According to Alyeska’s project application with the state, the work became crucial after the 2019 flooding on the Sag shifted the river channel toward the pipeline.

Are current regulations and inspections enough?

Officials in the Oil and Gas Division of the Department of Natural Resources, the agency responsible for permitting pipelines on state land, say Alyeska’s series of mitigation projects should not be taken as cause for alarm but rather as an example of its determination to safeguard the pipeline. The agency described the multiple projects to repair or improve river diversion structures as “minor.”

Yet the state has not conducted or required migration mapping to identify where the course of the Sag and other rivers may have changed in ways that could affect the pipeline.

As part of its property lease agreement with the state for the pipeline right of way, Alyeska was required to submit detailed descriptions of its strategy to monitor and maintain the pipeline where it runs along flood plains or crosses rivers. The records, however, are protected by confidentiality provisions that block public review.

The agency does not analyze climate trends or coordinate with Alyeska or other pipeline operators in planning for future flooding. “Prudent operators prepare for all kinds of low-probability, high-cost events as a matter of good business,” said Sean Clifton, a spokesman for Tony Strupulis, the agency’s pipeline coordinator.

The Pipeline Hazardous Materials Safety Administration, the federal agency that enforces pipeline safety, acknowledged the recent uptick in flooding along the Trans-Alaska Pipeline, but it stopped short of saying the pattern was cause for concern or required any out-of-the-ordinary response.

“It’s important to remember that rivers in Alaska have been known to be susceptible to erosion and rapid change with weather cycles like we’re having now for as long as humans have attempted to map the state,” Clifton said. “It’s an ongoing engineering problem that the pipeline operator will continue to address, just as they have been doing for 44 years.”
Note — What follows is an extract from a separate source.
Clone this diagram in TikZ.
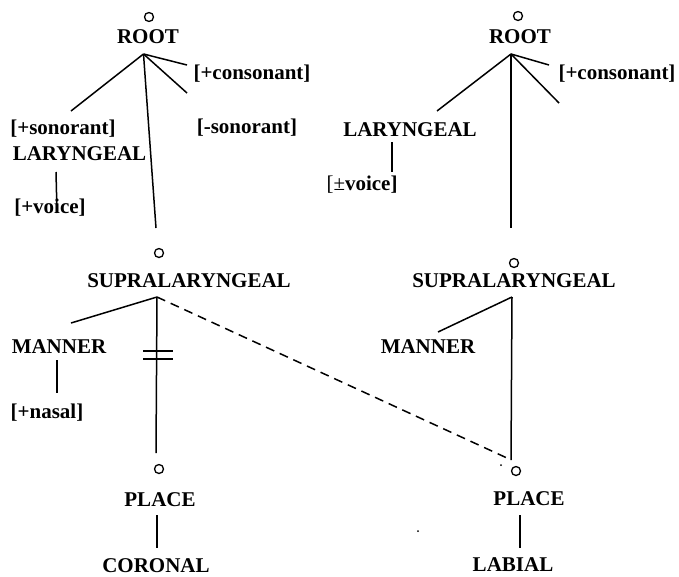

Trans-Alaska Pipeline and Dalton Highway
The Trans-Alaska Pipeline crosses the Koyukuk River near Dalton Highway, Alaska, in September 2017.Rainer Grosskopf / Getty Images

Federal regulations require that all pipelines in the U.S. have their rights of way inspected at least 26 times a year, at intervals not exceeding three weeks. In most circumstances, that should give an operator enough time to detect a pipeline threat, said Rebecca Craven, the program director for the Pipeline Safety Trust, a nonprofit watchdog organization.

“But in a situation like TAPS, where it runs so close to rivers that can change very quickly, depending on snowmelt, precipitation and temperature, it may be that a whole lot of change could occur in three weeks,” she said.

The other relevant regulations, the integrity management rules, apply only to areas where breaks in the pipe could affect “high consequence areas” — areas deemed to deserve a higher measure of protection against damage from pipeline failures. But they remain cloaked in confidentiality, like Alyeska’s plans filed with the state.

Because the areas are secret, public officials, tribal governments and landowners have no idea whether Alyeska has overlooked some important information with which only locals have historical familiarity, she said.

“So there is a twofold benefit to making that information available,” Craven said. “It helps the operator and regulators by ensuring a robust identification of areas of high consequence, and it builds trust with the public that the operator has identified and is properly mitigating against threats to the pipeline.”